Protecting our freedom: Laporte gathers to honor fallen soldiers, veterans
LAPORTE — More than half the community here gathered Monday to honor past and present U.S. soldiers on Memorial day.
With a memorial service at the Laporte Public school gymnasium, an observance at Lakeport Cemetery and a veteran luncheon at Trinity Lutheran Church, remembering the sacrifices made by those in the military was a common thought for many.
“Today (Memorial Day) isn’t about the barbecues, the beaches and the races. It’s about the promise Lincoln made to our country years ago,” said Jim Smith, guest speaker at the Laporte Public School memorial service. Smith is a member of the Anderson-Black American Legion Post 462. “We owe it to our fallen heroes and veterans to make sure their sacrifices and services made are not forgotten.”

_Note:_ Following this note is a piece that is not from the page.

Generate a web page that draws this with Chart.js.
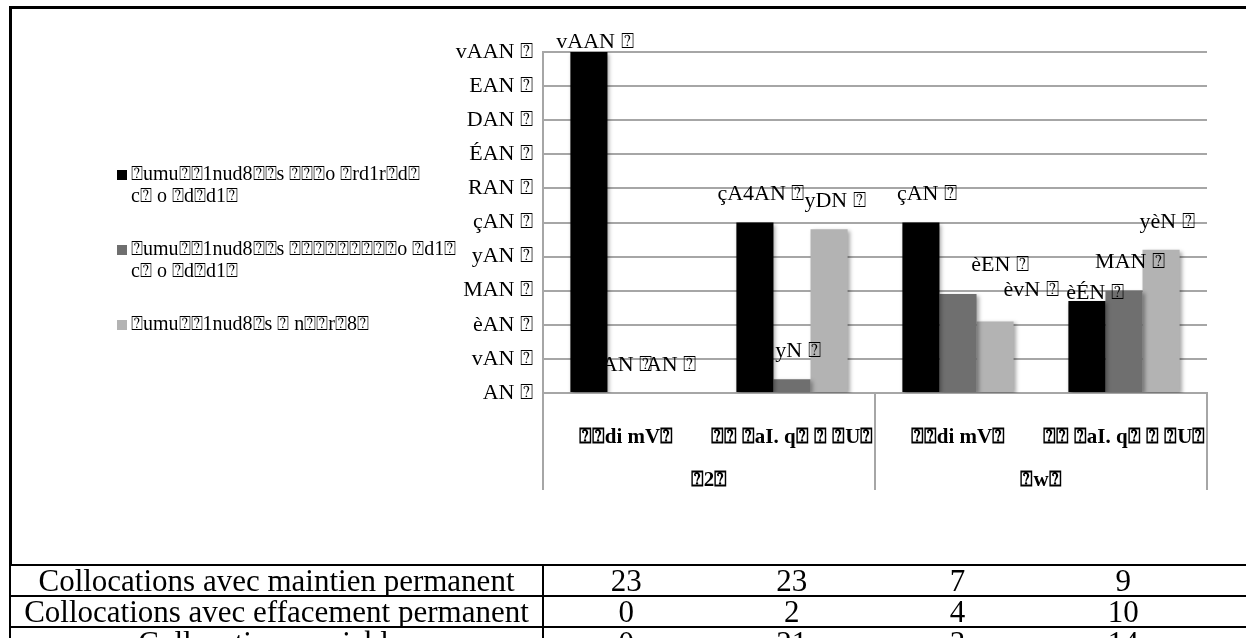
<!DOCTYPE html>
<html>
<head>
<meta charset="utf-8">
<script src="https://cdn.jsdelivr.net/npm/chart.js@4.4.1/dist/chart.umd.min.js"></script>
<style>
body { margin: 0; background: #fff; width: 1246px; height: 638px; overflow: hidden; position: relative; font-family: 'Liberation Serif', serif; }
#box { position: absolute; left: 9px; top: 6px; width: 1250px; height: 556px; border-top: 3px solid #000; border-left: 3px solid #000; }
#wrap { position: absolute; left: 0; top: 0; width: 1246px; height: 565px; }
table { position: absolute; left: 9px; top: 564px; border-collapse: collapse; table-layout: fixed; font-size: 31px; }
td { border-top: 2px solid #000; border-bottom: 2px solid #000; height: 29px; padding: 0; text-align: center; line-height: 29px; white-space: nowrap; overflow: hidden; }
td.first { border-left: 2px solid #000; border-right: 2px solid #000; }
</style>
</head>
<body>
<div id="box"></div>
<div id="wrap"><canvas id="myChart"></canvas></div>
<table id="tbl">
  <colgroup><col style="width:533px"><col style="width:166px"><col style="width:166px"><col style="width:166px"><col style="width:166px"><col style="width:40px"></colgroup>
  <tbody></tbody>
</table>
<script>
// categories (as shown, garbled in the source picture)
var categories = ['⍰⍰di mV⍰', '⍰⍰ ⍰aI. q⍰ ⍰ ⍰U⍰', '⍰⍰di mV⍰', '⍰⍰ ⍰aI. q⍰ ⍰ ⍰U⍰'];
var groups = ['⍰2⍰', '⍰w⍰'];

// percentages
var maintien = [100, 50, 50, 27];
var effacement = [0, 4, 29, 30];
var variables = [0, 48, 21, 42];

// data label texts as printed above the bars
var maintienLabels = ['vAAN ⍰', 'çA4AN ⍰', 'çAN ⍰', 'èÉN ⍰'];
var effacementLabels = ['AN ⍰', 'yN ⍰', 'èEN ⍰', 'MAN ⍰'];
var variablesLabels = ['AN ⍰', 'yDN ⍰', 'èvN ⍰', 'yèN ⍰'];

// y tick labels 0..100 step 10
var tickLabels = ['AN ⍰', 'vAN ⍰', 'èAN ⍰', 'MAN ⍰', 'yAN ⍰', 'çAN ⍰', 'RAN ⍰', 'ÉAN ⍰', 'DAN ⍰', 'EAN ⍰', 'vAAN ⍰'];

// legend texts
var legendMaintien = ['⍰umu⍰⍰1nud8⍰⍰s ⍰⍰⍰o ⍰rd1r⍰d⍰', 'c⍰ o ⍰d⍰d1⍰'];
var legendEffacement = ['⍰umu⍰⍰1nud8⍰⍰s ⍰⍰⍰⍰⍰⍰⍰⍰⍰o ⍰d1⍰', 'c⍰ o ⍰d⍰d1⍰'];
var legendVariables = ['⍰umu⍰⍰1nud8⍰s ⍰ n⍰⍰r⍰8⍰'];

// table below the chart
var rowNames = ['Collocations avec maintien permanent', 'Collocations avec effacement permanent', 'Collocations variables'];
var countsMaintien = [23, 23, 7, 9];
var countsEffacement = [0, 2, 4, 10];
var countsVariables = [0, 21, 3, 14];

var tbody = document.querySelector('#tbl tbody');
[countsMaintien, countsEffacement, countsVariables].forEach(function (row, r) {
    var tr = document.createElement('tr');
    var html = '<td class="first">' + rowNames[r] + '</td>';
    row.forEach(function (v) { html += '<td>' + v + '</td>'; });
    html += '<td></td>';
    tr.innerHTML = html;
    tbody.appendChild(tr);
});

const FONT = "'Liberation Serif', serif";

const shadowPlugin = {
    id: 'shadow',
    beforeDatasetsDraw(chart) {
        const c = chart.ctx;
        c.save();
        c.shadowColor = 'rgba(0,0,0,0.35)';
        c.shadowBlur = 4;
        c.shadowOffsetX = 2;
        c.shadowOffsetY = 2;
    },
    afterDatasetsDraw(chart) {
        chart.ctx.restore();
    }
};

const labelPlugin = {
    id: 'barLabels',
    afterDatasetsDraw(chart, args, opts) {
        const c = chart.ctx;
        c.save();
        c.font = '22px ' + FONT;
        c.fillStyle = '#000';
        c.textAlign = 'center';
        c.textBaseline = 'middle';
        chart.data.datasets.forEach(function (ds, d) {
            chart.getDatasetMeta(d).data.forEach(function (bar, i) {
                const s = opts.shift[d + ',' + i] || {};
                const dx = s.dx !== undefined ? s.dx : 6;
                const dy = s.dy !== undefined ? s.dy : -28;
                c.fillText(ds.valueLabels[i], bar.x + dx, bar.y + dy);
            });
        });
        c.restore();
    }
};

const legendPlugin = {
    id: 'sideLegend',
    afterDraw(chart) {
        const c = chart.ctx;
        c.save();
        c.font = '20px ' + FONT;
        c.textBaseline = 'middle';
        let y = 175;
        chart.data.datasets.forEach(function (ds) {
            c.fillStyle = ds.backgroundColor;
            c.fillRect(117, y - 5, 10, 10);
            c.fillStyle = '#000';
            ds.legendLines.forEach(function (line, k) {
                c.fillText(line, 131, y + k * 22);
            });
            y += 75;
        });
        c.restore();
    }
};

const groupLines = {
    id: 'groupLines',
    afterDraw(chart) {
        const x = chart.scales.x, x2 = chart.scales.x2;
        const c = chart.ctx;
        const mid = (x.getPixelForValue(1) + x.getPixelForValue(2)) / 2;
        c.save();
        c.strokeStyle = '#a6a6a6';
        c.lineWidth = 2;
        [x.left, mid, x.right].forEach(function (px) {
            c.beginPath();
            c.moveTo(px, x.top);
            c.lineTo(px, x2.bottom);
            c.stroke();
        });
        c.restore();
    }
};

new Chart(document.getElementById('myChart'), {
    type: 'bar',
    data: {
        labels: categories,
        datasets: [
            { label: legendMaintien.join(' '), legendLines: legendMaintien, data: maintien, valueLabels: maintienLabels, backgroundColor: '#000000' },
            { label: legendEffacement.join(' '), legendLines: legendEffacement, data: effacement, valueLabels: effacementLabels, backgroundColor: '#6f6f6f' },
            { label: legendVariables.join(' '), legendLines: legendVariables, data: variables, valueLabels: variablesLabels, backgroundColor: '#b3b3b3' }
        ]
    },
    options: {
        responsive: true,
        maintainAspectRatio: false,
        animation: false,
        categoryPercentage: 0.67,
        barPercentage: 1.0,
        layout: { padding: { left: 0, right: 39, top: 52, bottom: 75 } },
        plugins: {
            legend: { display: false },
            tooltip: { enabled: false },
            barLabels: {
                shift: {
                    '0,0': { dy: -10 },
                    '1,0': { dx: 1 },
                    '2,0': { dx: 8 },
                    '1,2': { dx: 42, dy: -29 },
                    '2,2': { dx: 36, dy: -31 },
                    '0,3': { dx: 8, dy: -8 }
                }
            }
        },
        scales: {
            y: {
                min: 0,
                max: 100,
                ticks: {
                    stepSize: 10,
                    padding: 10,
                    color: '#000',
                    font: { family: FONT, size: 22 },
                    callback: function (v) { return tickLabels[Math.round(v / 10)]; }
                },
                grid: { color: '#a6a6a6', lineWidth: 2, drawTicks: false },
                border: { color: '#a6a6a6', width: 2 },
                afterFit: function (s) { s.width = 543; }
            },
            x: {
                ticks: { color: '#000', padding: 32, font: { family: FONT, size: 21, weight: 'bold' }, maxRotation: 0, autoSkip: false },
                grid: { drawOnChartArea: false, drawTicks: false, color: '#a6a6a6' },
                border: { color: '#a6a6a6', width: 2 },
                afterFit: function (s) { s.height = 65; }
            },
            x2: {
                type: 'category',
                position: 'bottom',
                labels: groups,
                offset: true,
                ticks: { color: '#000', padding: 10, font: { family: FONT, size: 21, weight: 'bold' }, maxRotation: 0 },
                grid: { display: false, drawTicks: false },
                border: { display: false },
                afterFit: function (s) { s.height = 32; }
            }
        }
    },
    plugins: [shadowPlugin, labelPlugin, legendPlugin, groupLines]
});
</script>
</body>
</html>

Joanne Pickar, of the Laporte Legion Auxiliary, added to Smith’s message by describing what she believes a veteran to be.
“A veteran is someone who at some point in their life wrote a blank check to the U.S. government for an amount that can total the value of their own life. All that to protect our freedoms,” Pickar said. “Willing to die for others to live — that’s what being a veteran is all about.”
Among the tributes presented to honor fallen soldiers and veterans were two handmade wreaths constructed by women from the Anderson-Black Post.
The wreaths, created from pine branches, flowers and ribbon, were placed in two different locations in the area. The first wreath was tossed into Garfield Lake and the second was hung on a WWII cross memorial at Lakeport Cemetery. The memorial, which is located in the center of the cemetery, commemorates three local fallen soldiers who served overseas during WWII.
“We honor those who have given their lives to protect this country,” Rev. David Smith said during the cemetery service preceding the wreath hanging.
Former army military technician Bob Cotant was among those present at the observances. He said Memorial Day is important because so many have forgotten the true meaning behind the holiday.
“Some people do understand the meaning of today, but I feel like the younger people of today don’t take it as seriously as they should,” Cotant said. “They (younger generations) just don’t get involved.”
Cotant, who served in the U.S. Army for nine years, said people need to remember the veterans who might not have made the ultimate sacrifice, but still gave up so much.
“We’ve got a lot of wounded and hurt soldiers coming back to us,” said Cotant, who served his nine-year term in New Mexico. “We need to take care of them.”
Marking the end of the tribute to fallen soldiers at Lakeview Cemetery, members of the Anderson-Black Post presented a three round gun salute, followed by the sounding of taps.
One of two taps performers, Davonna Lecy has been playing the trumpet since ninth-grade.
Before beginning the tune to taps, Lecy said she dedicated it to her grandfather, who served in WWII. “It’s very nice to remember and play for them (veterans and fallen soldiers) on a day like today,” Lecy said.
Jackson Booth, the second trumpeter who performed taps at area events, is in the ninth-grade. Both Booth and Lecy are members of the Laporte Community Band.
Beginning her day at 6 a.m., Maria Patton said she and other members of the Laporte-Benedict Lions Club began preparations to serve their annual Memorial Day lunch to honor veterans.
“We started this event five or six years ago to show our support for area veterans,” Patton said, adding the event has grown from a small picnic to a community gathering.
Serving more than 150 people and 42 veterans, Patton said the goal was to raise nearly $400, which would be enough to sponsor a campership at Project New Hope, the club’s designated beneficiary.
A military family retreat center, Project New Hope helps combat veterans and their family transition into post-tour life.
“Our (club’s) motto is to support others, and that’s what we’re doing here today for our veterans,” Patton said.